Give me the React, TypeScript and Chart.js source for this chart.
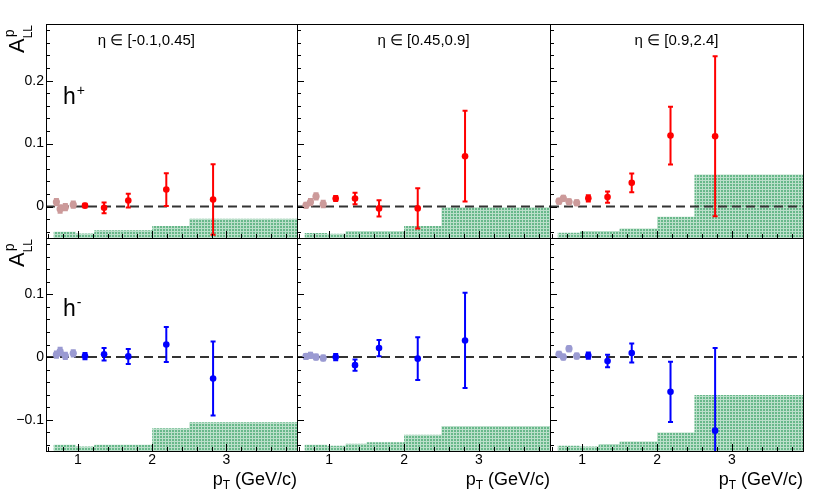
import { useEffect, useRef } from 'react';
import { Chart, registerables } from 'chart.js';

Chart.register(...registerables);

const FONT = '"Liberation Sans", Arial, Helvetica, sans-serif';
const W = 830;
const H = 491;

// pad edges in pixels (3 x 2 pads, no gaps between them)
const colEdges = [46, 297, 550, 803];
const rowEdges = [24, 238, 451];
const Y_AXIS_W = 44;
const X_AXIS_H = 22;

// axis ranges and tick labels
const ptRange = [0.57, 3.95];
const ptTicks = [1, 2, 3];
const yRanges = [
  [-0.05, 0.29],
  [-0.15, 0.19],
];
const yTicks = [
  [0, 0.1, 0.2],
  [-0.1, 0, 0.1],
];

const etaBins = ['η ∈ [-0.1,0.45]', 'η ∈ [0.45,0.9]', 'η ∈ [0.9,2.4]'];
const chargeLabels = ['h', 'h'];
const chargeSigns = ['+', '-'];

// low pT points (pale markers), one row per eta bin
const lowPt = [
  [0.71, 0.76, 0.83, 0.937],
  [0.69, 0.75, 0.824, 0.92],
  [0.69, 0.748, 0.824, 0.927],
];
// higher pT points
const highPt = [
  [1.095, 1.352, 1.678, 2.19, 2.82],
  [1.087, 1.345, 1.666, 2.183, 2.815],
  [1.082, 1.339, 1.662, 2.18, 2.776],
];

// h+
const hPlusLow = [
  [0.007, -0.004, -0.001, 0.003],
  [0.002, 0.007, 0.016, 0.004],
  [0.0085, 0.013, 0.0075, 0.006],
];
const hPlusLowErr = [
  [0.005, 0.006, 0.005, 0.005],
  [0.004, 0.005, 0.005, 0.005],
  [0.004, 0.004, 0.004, 0.004],
];
const hPlusHigh = [
  [0.0015, -0.002, 0.0095, 0.027, 0.011],
  [0.0127, 0.0127, -0.003, -0.003, 0.08],
  [0.013, 0.015, 0.0376, 0.1127, 0.1116],
];
const hPlusHighErr = [
  [0.003, 0.0085, 0.011, 0.026, 0.056],
  [0.004, 0.009, 0.013, 0.032, 0.072],
  [0.005, 0.009, 0.015, 0.046, 0.127],
];

// h-
const hMinusLow = [
  [0.004, 0.009, 0.002, 0.006],
  [0.001, 0.0027, 0.0, -0.0016],
  [0.0043, 0.0, 0.0133, 0.0016],
];
const hMinusLowErr = [
  [0.005, 0.006, 0.005, 0.005],
  [0.004, 0.004, 0.004, 0.004],
  [0.004, 0.004, 0.004, 0.004],
];
const hMinusHigh = [
  [0.0016, 0.0043, 0.001, 0.0201, -0.0344],
  [0.0, -0.013, 0.0143, -0.0026, 0.0265],
  [0.0022, -0.0063, 0.0064, -0.0556, -0.1175],
];
const hMinusHighErr = [
  [0.005, 0.01, 0.012, 0.028, 0.059],
  [0.005, 0.009, 0.013, 0.034, 0.076],
  [0.005, 0.01, 0.015, 0.048, 0.132],
];

// systematic band: bin edges and upper edge of the band in each bin
const sysEdges = [0.67, 0.97, 1.22, 1.5, 2.0, 2.5, 3.95];
const hPlusSys = [
  [-0.04, -0.043, -0.0376, -0.0376, -0.031, -0.0195],
  [-0.042, -0.0434, -0.039, -0.039, -0.031, -0.001],
  [-0.0418, -0.039, -0.039, -0.035, -0.0164, 0.0508],
];
const hMinusSys = [
  [-0.14, -0.143, -0.14, -0.14, -0.1137, -0.104],
  [-0.14, -0.1417, -0.1386, -0.136, -0.124, -0.11],
  [-0.1417, -0.1428, -0.139, -0.135, -0.1206, -0.0608],
];

const colors = {
  plus: '#ff0000',
  plusLow: '#cc9a9a',
  minus: '#0000ff',
  minusLow: '#9a9ad2',
};

const etaLabelPos = [0.4, 0.5, 0.5];

function fmtTick(v: number) {
  if (v === 0) return '0';
  return v < 0 ? '\u2212' + Math.abs(v) : String(v);
}

function makePattern(): CanvasPattern | string {
  const c = document.createElement('canvas');
  c.width = 3;
  c.height = 3;
  const g = c.getContext('2d');
  if (!g) return '#8cc8a5';
  g.fillStyle = 'rgb(104,184,138)';
  g.fillRect(0, 0, 3, 3);
  g.fillStyle = 'rgba(255,255,255,0.55)';
  g.fillRect(0, 0, 3, 1);
  g.fillRect(0, 1, 1, 2);
  return g.createPattern(c, 'repeat') || '#8cc8a5';
}

const decorPlugin = {
  id: 'panelDecor',
  beforeDatasetDraw(chart: any, args: any) {
    const ds: any = chart.data.datasets[args.index];
    if (!ds.errors) return;
    const { ctx, chartArea: a } = chart;
    const xs = chart.scales.x;
    const ys = chart.scales.y;
    ctx.save();
    ctx.beginPath();
    ctx.rect(a.left, a.top, a.right - a.left, a.bottom - a.top);
    ctx.clip();
    ctx.strokeStyle = ds.pointBackgroundColor;
    ctx.lineWidth = 2;
    ds.data.forEach((p: any, i: number) => {
      const e = ds.errors[i];
      const px = xs.getPixelForValue(p.x);
      const y1 = ys.getPixelForValue(p.y + e);
      const y2 = ys.getPixelForValue(p.y - e);
      ctx.beginPath();
      ctx.moveTo(px, y1);
      ctx.lineTo(px, y2);
      ctx.moveTo(px - 2.5, y1);
      ctx.lineTo(px + 2.5, y1);
      ctx.moveTo(px - 2.5, y2);
      ctx.lineTo(px + 2.5, y2);
      ctx.stroke();
    });
    ctx.restore();
  },
  afterDraw(chart: any, _args: any, opts: any) {
    const { ctx, chartArea: a } = chart;
    const { row, col } = opts;
    const xs = chart.scales.x;
    const ys = chart.scales.y;
    ctx.save();

    // frame
    ctx.strokeStyle = '#000';
    ctx.lineWidth = 1;
    ctx.strokeRect(a.left + 0.5, a.top + 0.5, a.right - a.left, a.bottom - a.top);

    // inward ticks, left and bottom
    ctx.beginPath();
    for (let k = Math.ceil(ys.min / 0.02 - 1e-6); k * 0.02 <= ys.max + 1e-9; k++) {
      const py = Math.round(ys.getPixelForValue(k * 0.02)) + 0.5;
      ctx.moveTo(a.left, py);
      ctx.lineTo(a.left + (k % 5 === 0 ? 7 : 4), py);
    }
    for (let k = Math.ceil(xs.min / 0.2 - 1e-6); k * 0.2 <= xs.max + 1e-9; k++) {
      const px = Math.round(xs.getPixelForValue(k * 0.2)) + 0.5;
      ctx.moveTo(px, a.bottom);
      ctx.lineTo(px, a.bottom - (k % 5 === 0 ? 7 : 4));
    }
    ctx.stroke();

    ctx.fillStyle = '#000';
    ctx.textBaseline = 'alphabetic';

    if (row === 0) {
      ctx.font = `15px ${FONT}`;
      ctx.textAlign = 'center';
      ctx.fillText(etaBins[col], a.left + etaLabelPos[col] * (a.right - a.left), a.top + 20.5);
    }

    if (col === 0) {
      // h+ / h-
      ctx.textAlign = 'left';
      ctx.font = `23px ${FONT}`;
      const hx = a.left + 17;
      const hy = a.top + (row === 0 ? 80 : 78);
      ctx.fillText(chargeLabels[row], hx, hy);
      const hw = ctx.measureText(chargeLabels[row]).width;
      ctx.font = `14px ${FONT}`;
      ctx.fillText(chargeSigns[row], hx + hw + 1, hy - 9);

      // A_LL^p
      ctx.save();
      ctx.translate(24, a.top + 29);
      ctx.rotate(-Math.PI / 2);
      ctx.font = `22px ${FONT}`;
      ctx.fillText('A', 0, 0);
      const aw = ctx.measureText('A').width;
      ctx.font = `14px ${FONT}`;
      ctx.fillText('p', aw + 1, -10);
      ctx.font = `12px ${FONT}`;
      ctx.fillText('LL', aw, 8);
      ctx.restore();
    }

    if (row === 1) {
      // p_T (GeV/c)
      ctx.textAlign = 'left';
      ctx.font = `18px ${FONT}`;
      const wp = ctx.measureText('p').width;
      const wr = ctx.measureText(' (GeV/c)').width;
      ctx.font = `12px ${FONT}`;
      const wt = ctx.measureText('T').width;
      const x0 = a.right - (wp + wt + wr);
      ctx.fillText('T', x0 + wp, 489);
      ctx.font = `18px ${FONT}`;
      ctx.fillText('p', x0, 485);
      ctx.fillText(' (GeV/c)', x0 + wp + wt, 485);
    }
    ctx.restore();
  },
};

function stepBand(values: number[]) {
  const pts = values.map((v, i) => ({ x: sysEdges[i], y: v }));
  pts.push({ x: sysEdges[sysEdges.length - 1], y: values[values.length - 1] });
  return pts;
}

function points(xs: number[], ys: number[]) {
  return xs.map((x, i) => ({ x, y: ys[i] }));
}

function panelConfig(row: number, col: number, pattern: CanvasPattern | string): any {
  const plus = row === 0;
  const low = plus ? hPlusLow[col] : hMinusLow[col];
  const lowErr = plus ? hPlusLowErr[col] : hMinusLowErr[col];
  const high = plus ? hPlusHigh[col] : hMinusHigh[col];
  const highErr = plus ? hPlusHighErr[col] : hMinusHighErr[col];
  const sys = plus ? hPlusSys[col] : hMinusSys[col];
  const cLow = plus ? colors.plusLow : colors.minusLow;
  const cHigh = plus ? colors.plus : colors.minus;

  const L = colEdges[col];
  const R = colEdges[col + 1];
  const T = rowEdges[row];
  const B = rowEdges[row + 1];

  return {
    type: 'scatter',
    data: {
      datasets: [
        {
          label: 'high pT',
          data: points(highPt[col], high),
          errors: highErr,
          pointRadius: 3.3,
          pointBorderWidth: 0,
          pointBackgroundColor: cHigh,
          borderColor: cHigh,
          order: 0,
        },
        {
          label: 'low pT',
          data: points(lowPt[col], low),
          errors: lowErr,
          pointRadius: 3.6,
          pointBorderWidth: 0,
          pointBackgroundColor: cLow,
          borderColor: cLow,
          order: 1,
        },
        {
          type: 'line',
          label: 'zero',
          data: [
            { x: ptRange[0], y: 0 },
            { x: ptRange[1], y: 0 },
          ],
          borderColor: '#333',
          borderWidth: 2,
          borderDash: [9, 5],
          pointRadius: 0,
          fill: false,
          order: 2,
        },
        {
          type: 'line',
          label: 'syst',
          data: stepBand(sys),
          stepped: true,
          borderWidth: 0,
          borderColor: 'rgba(0,0,0,0)',
          pointRadius: 0,
          fill: 'start',
          backgroundColor: pattern,
          order: 3,
        },
      ],
    },
    options: {
      animation: false,
      responsive: false,
      maintainAspectRatio: false,
      events: [],
      layout: {
        padding: {
          left: L - Y_AXIS_W,
          right: W - R,
          top: T,
          bottom: H - B - X_AXIS_H,
        },
      },
      plugins: {
        legend: { display: false },
        tooltip: { enabled: false },
        panelDecor: { row, col },
      },
      scales: {
        x: {
          type: 'linear',
          min: ptRange[0],
          max: ptRange[1],
          grid: { display: false, drawTicks: false },
          border: { display: false },
          afterBuildTicks: (s: any) => {
            s.ticks = ptTicks.map((v) => ({ value: v }));
          },
          afterFit: (s: any) => {
            s.height = X_AXIS_H;
          },
          ticks: {
            display: row === 1,
            padding: 1,
            maxRotation: 0,
            autoSkip: false,
            color: '#000',
            font: { family: FONT, size: 14 },
            callback: (v: any) => String(v),
          },
        },
        y: {
          type: 'linear',
          min: yRanges[row][0],
          max: yRanges[row][1],
          grid: { display: false, drawTicks: false },
          border: { display: false },
          afterBuildTicks: (s: any) => {
            s.ticks = yTicks[row].map((v) => ({ value: v }));
          },
          afterFit: (s: any) => {
            s.width = Y_AXIS_W;
          },
          ticks: {
            display: col === 0,
            padding: 2,
            autoSkip: false,
            color: '#000',
            font: { family: FONT, size: 14 },
            callback: (v: any) => fmtTick(Number(v)),
          },
        },
      },
    },
    plugins: [decorPlugin],
  };
}

const panels = [
  [0, 0],
  [0, 1],
  [0, 2],
  [1, 0],
  [1, 1],
  [1, 2],
];

export default function App() {
  const canvasRefs = useRef<(HTMLCanvasElement | null)[]>([]);

  useEffect(() => {
    const pattern = makePattern();
    const charts: Chart[] = [];
    panels.forEach(([row, col], i) => {
      const canvas = canvasRefs.current[i];
      if (!canvas) return;
      charts.push(new Chart(canvas, panelConfig(row, col, pattern)));
    });
    return () => {
      charts.forEach((c) => c.destroy());
    };
  }, []);

  return (
    <div
      style={{
        position: 'fixed',
        left: 0,
        top: 0,
        width: W,
        height: H,
        background: '#fff',
        overflow: 'hidden',
      }}
    >
      {panels.map((_, i) => (
        <canvas
          key={i}
          ref={(el) => {
            canvasRefs.current[i] = el;
          }}
          width={W}
          height={H}
          style={{ position: 'absolute', left: 0, top: 0, width: W, height: H }}
        />
      ))}
    </div>
  );
}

** Instructions for the task **
Repeat only what lies between the start of the data and the end of the line containing "Chart.register(...registerables);", exactly, with pictures left out.

** Exercise response **
Give me the React, TypeScript and Chart.js source for this chart.
import { useEffect, useRef } from 'react';
import { Chart, registerables } from 'chart.js';

Chart.register(...registerables);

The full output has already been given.